[BEGIN]

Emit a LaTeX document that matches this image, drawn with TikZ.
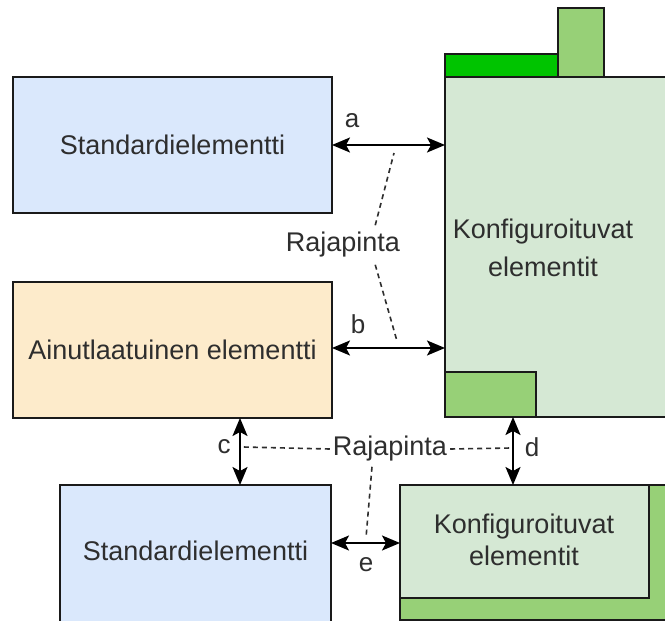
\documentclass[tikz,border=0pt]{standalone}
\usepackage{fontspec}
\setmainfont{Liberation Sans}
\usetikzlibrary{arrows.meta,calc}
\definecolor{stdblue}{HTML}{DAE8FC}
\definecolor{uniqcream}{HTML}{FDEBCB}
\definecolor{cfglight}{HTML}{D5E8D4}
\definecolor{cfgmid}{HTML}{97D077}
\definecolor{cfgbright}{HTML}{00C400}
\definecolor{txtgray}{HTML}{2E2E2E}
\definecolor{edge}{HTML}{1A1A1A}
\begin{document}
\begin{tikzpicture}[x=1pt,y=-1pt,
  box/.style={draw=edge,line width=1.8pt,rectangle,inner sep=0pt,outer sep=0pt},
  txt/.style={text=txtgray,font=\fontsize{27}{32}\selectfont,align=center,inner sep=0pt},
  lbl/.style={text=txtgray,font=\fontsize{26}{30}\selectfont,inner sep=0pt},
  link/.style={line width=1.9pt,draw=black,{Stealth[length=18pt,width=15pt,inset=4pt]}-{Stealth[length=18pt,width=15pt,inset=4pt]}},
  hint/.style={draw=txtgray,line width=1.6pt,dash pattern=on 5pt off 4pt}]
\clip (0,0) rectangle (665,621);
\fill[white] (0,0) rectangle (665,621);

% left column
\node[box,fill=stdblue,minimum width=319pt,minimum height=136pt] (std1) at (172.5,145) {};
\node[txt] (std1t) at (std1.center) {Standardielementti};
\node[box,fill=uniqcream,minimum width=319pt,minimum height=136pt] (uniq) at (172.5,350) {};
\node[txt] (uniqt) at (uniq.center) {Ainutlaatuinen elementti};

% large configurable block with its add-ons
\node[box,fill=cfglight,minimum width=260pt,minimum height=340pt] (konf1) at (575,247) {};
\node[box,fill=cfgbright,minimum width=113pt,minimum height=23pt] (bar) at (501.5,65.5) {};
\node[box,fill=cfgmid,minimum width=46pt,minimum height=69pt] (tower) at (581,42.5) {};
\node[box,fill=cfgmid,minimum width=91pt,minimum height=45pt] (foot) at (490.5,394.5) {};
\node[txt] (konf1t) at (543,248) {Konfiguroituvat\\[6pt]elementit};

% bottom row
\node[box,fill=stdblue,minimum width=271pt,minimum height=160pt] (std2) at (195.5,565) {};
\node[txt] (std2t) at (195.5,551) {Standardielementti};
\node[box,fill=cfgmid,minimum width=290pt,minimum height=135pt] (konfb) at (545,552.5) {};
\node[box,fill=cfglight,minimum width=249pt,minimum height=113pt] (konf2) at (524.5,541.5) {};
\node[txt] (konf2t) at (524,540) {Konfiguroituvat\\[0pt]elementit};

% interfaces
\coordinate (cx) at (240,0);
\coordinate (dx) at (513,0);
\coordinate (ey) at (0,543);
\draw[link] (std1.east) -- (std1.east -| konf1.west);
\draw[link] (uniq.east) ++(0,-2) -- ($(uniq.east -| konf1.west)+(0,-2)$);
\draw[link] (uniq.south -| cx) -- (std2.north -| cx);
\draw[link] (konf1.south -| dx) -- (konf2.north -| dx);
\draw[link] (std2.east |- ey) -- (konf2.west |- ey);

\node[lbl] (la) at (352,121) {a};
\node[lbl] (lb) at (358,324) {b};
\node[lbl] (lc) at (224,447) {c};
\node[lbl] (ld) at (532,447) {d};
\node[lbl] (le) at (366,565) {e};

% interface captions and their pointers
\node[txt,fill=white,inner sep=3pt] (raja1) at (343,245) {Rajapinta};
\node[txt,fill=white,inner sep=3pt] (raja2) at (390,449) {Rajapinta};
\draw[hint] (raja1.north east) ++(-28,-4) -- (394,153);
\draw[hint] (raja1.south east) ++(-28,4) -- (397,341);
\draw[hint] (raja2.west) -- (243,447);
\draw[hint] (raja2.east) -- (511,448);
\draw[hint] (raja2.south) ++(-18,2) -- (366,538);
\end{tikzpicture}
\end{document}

[END]

> [TASK DESCRIPTION]: Quote the data above in full and without alteration; skip the pictures.

> [WRITTEN RESPONSE]:
Emit a LaTeX document that matches this image, drawn with TikZ.
\documentclass[tikz,border=0pt]{standalone}
\usepackage{fontspec}
\setmainfont{Liberation Sans}
\usetikzlibrary{arrows.meta,calc}
\definecolor{stdblue}{HTML}{DAE8FC}
\definecolor{uniqcream}{HTML}{FDEBCB}
\definecolor{cfglight}{HTML}{D5E8D4}
\definecolor{cfgmid}{HTML}{97D077}
\definecolor{cfgbright}{HTML}{00C400}
\definecolor{txtgray}{HTML}{2E2E2E}
\definecolor{edge}{HTML}{1A1A1A}
\begin{document}
\begin{tikzpicture}[x=1pt,y=-1pt,
  box/.style={draw=edge,line width=1.8pt,rectangle,inner sep=0pt,outer sep=0pt},
  txt/.style={text=txtgray,font=\fontsize{27}{32}\selectfont,align=center,inner sep=0pt},
  lbl/.style={text=txtgray,font=\fontsize{26}{30}\selectfont,inner sep=0pt},
  link/.style={line width=1.9pt,draw=black,{Stealth[length=18pt,width=15pt,inset=4pt]}-{Stealth[length=18pt,width=15pt,inset=4pt]}},
  hint/.style={draw=txtgray,line width=1.6pt,dash pattern=on 5pt off 4pt}]
\clip (0,0) rectangle (665,621);
\fill[white] (0,0) rectangle (665,621);

% left column
\node[box,fill=stdblue,minimum width=319pt,minimum height=136pt] (std1) at (172.5,145) {};
\node[txt] (std1t) at (std1.center) {Standardielementti};
\node[box,fill=uniqcream,minimum width=319pt,minimum height=136pt] (uniq) at (172.5,350) {};
\node[txt] (uniqt) at (uniq.center) {Ainutlaatuinen elementti};

% large configurable block with its add-ons
\node[box,fill=cfglight,minimum width=260pt,minimum height=340pt] (konf1) at (575,247) {};
\node[box,fill=cfgbright,minimum width=113pt,minimum height=23pt] (bar) at (501.5,65.5) {};
\node[box,fill=cfgmid,minimum width=46pt,minimum height=69pt] (tower) at (581,42.5) {};
\node[box,fill=cfgmid,minimum width=91pt,minimum height=45pt] (foot) at (490.5,394.5) {};
\node[txt] (konf1t) at (543,248) {Konfiguroituvat\\[6pt]elementit};

% bottom row
\node[box,fill=stdblue,minimum width=271pt,minimum height=160pt] (std2) at (195.5,565) {};
\node[txt] (std2t) at (195.5,551) {Standardielementti};
\node[box,fill=cfgmid,minimum width=290pt,minimum height=135pt] (konfb) at (545,552.5) {};
\node[box,fill=cfglight,minimum width=249pt,minimum height=113pt] (konf2) at (524.5,541.5) {};
\node[txt] (konf2t) at (524,540) {Konfiguroituvat\\[0pt]elementit};

% interfaces
\coordinate (cx) at (240,0);
\coordinate (dx) at (513,0);
\coordinate (ey) at (0,543);
\draw[link] (std1.east) -- (std1.east -| konf1.west);
\draw[link] (uniq.east) ++(0,-2) -- ($(uniq.east -| konf1.west)+(0,-2)$);
\draw[link] (uniq.south -| cx) -- (std2.north -| cx);
\draw[link] (konf1.south -| dx) -- (konf2.north -| dx);
\draw[link] (std2.east |- ey) -- (konf2.west |- ey);

\node[lbl] (la) at (352,121) {a};
\node[lbl] (lb) at (358,324) {b};
\node[lbl] (lc) at (224,447) {c};
\node[lbl] (ld) at (532,447) {d};
\node[lbl] (le) at (366,565) {e};

% interface captions and their pointers
\node[txt,fill=white,inner sep=3pt] (raja1) at (343,245) {Rajapinta};
\node[txt,fill=white,inner sep=3pt] (raja2) at (390,449) {Rajapinta};
\draw[hint] (raja1.north east) ++(-28,-4) -- (394,153);
\draw[hint] (raja1.south east) ++(-28,4) -- (397,341);
\draw[hint] (raja2.west) -- (243,447);
\draw[hint] (raja2.east) -- (511,448);
\draw[hint] (raja2.south) ++(-18,2) -- (366,538);
\end{tikzpicture}
\end{document}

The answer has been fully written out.